Dürrenmatt ist der Meister der gnadenlosen Konsequenz, und seine Stücke sind eigentliche Deklinationen des Tragischen. Und dennoch: Ihre Überspanntheit macht sie weniger zu Tragödien als vielmehr zu Satiren. Dürrenmatt hat einen ausgeprägten Sinn fürs Komödiantische, fürs Groteske. Seien es die genialisch-irren Physiker oder der Hühner züchtende Faun Romulus: Immer drängt das Drama zum Schwank.

Dürrenmatts Stücke gewinnen da an Tiefe, wo sie über das Plakative und das Komische hinaus ragen: «Der Besuch der Alten Dame» mit deren unmoralischem Milliardenangebot wird nicht deshalb zur Weltenbühne, weil Güllens Bewohner den Filou Alfred Ill am Ende tatsächlich dem Tod überlassen, sondern wegen des leisen, unaufhaltsamen Übergangs von moralischer Entrüstung zur unverhüllten Gier in Dialogen, die geradezu beängstigend an Stammtischdebatten oder Gemeinderatssitzungen gemahnen.
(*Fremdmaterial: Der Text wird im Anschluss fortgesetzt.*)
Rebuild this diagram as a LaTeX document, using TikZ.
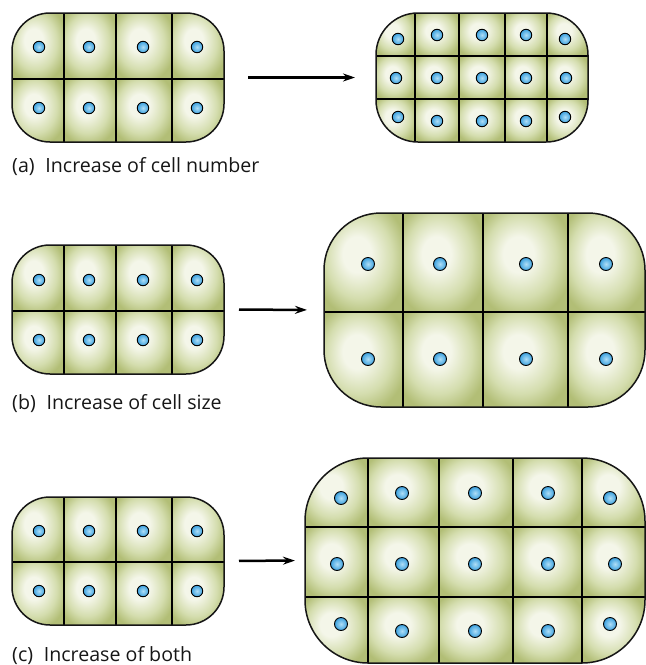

Friedrich Dürrenmatt war und bleibt ein überragender Theaterautor. Wo er seine traurigen Helden mit unbarmherzigem Scharfblick in die Abgründe der menschlichen Seele blicken lässt, wo uns das Lachen im Hals stecken bleibt, genau da bleibt der Stückeschreiber Dürrenmatt von einer beklemmenden Modernität.

Farinet, Joseph-Samuel

Es gibt zweieinhalb Wege, um zu Geld zu kommen: arbeiten oder stehlen. Der dritte, es zu fälschen, ist bestenfalls ein halber, und wer ihn geht, steht mit einem Bein im Gefängnis.

Einer, der diesen Weg unverdrossen und mit grossem Geschick gegangen ist, war der 1845 im Aostatal geborene Bauernsohn Joseph-Samuel Farinet. Zusammen mit seinen Gehilfen fälschte Farinet nicht etwa Banknoten, wie dies die meisten seiner Berufskollegen tun, sondern vielmehr 20-Rappenstücke. Aus gutem Grund: Zum einen waren in den 1870-er Jahren 20 Rappen gutes Geld, und zum anderen genossen die Münzen das Vertrauen der Händler und Bauern, ganz anders als das Papiergeld der wegen Fehlspekulationen in Schieflage geratenen Walliser Kantonalbank.

Mehr als zehn Jahre lang brachte Farinet so viele 20-Räppler in Umlauf, dass am Ende ein Drittel aller Münzen sogenannte Farinets gewesen sein sollen. Von der schieren Menge an Falschgeld alarmiert, griff schliesslich der Bundesrat ein und verlangte von der Walliser Regierung die Festnahme des dreisten Falschmünzers. In einer Schlucht bei Saillon in die Enge getrieben, fand Farinet am 17. April 1880 den Tod – ausgerutscht und in die Tiefe gestürzt, behauptete die Polizei; kaltblütig erschossen, erzählten sich dagegen die Dörfler.

Literatur und Film haben Farinet ein Denkmal als «Robin Hood der Alpen» gesetzt, doch die Wahrheit ist viel prosaischer. Sein Leben war eine einzige Flucht: vor dem Elend und vor dem Gesetz.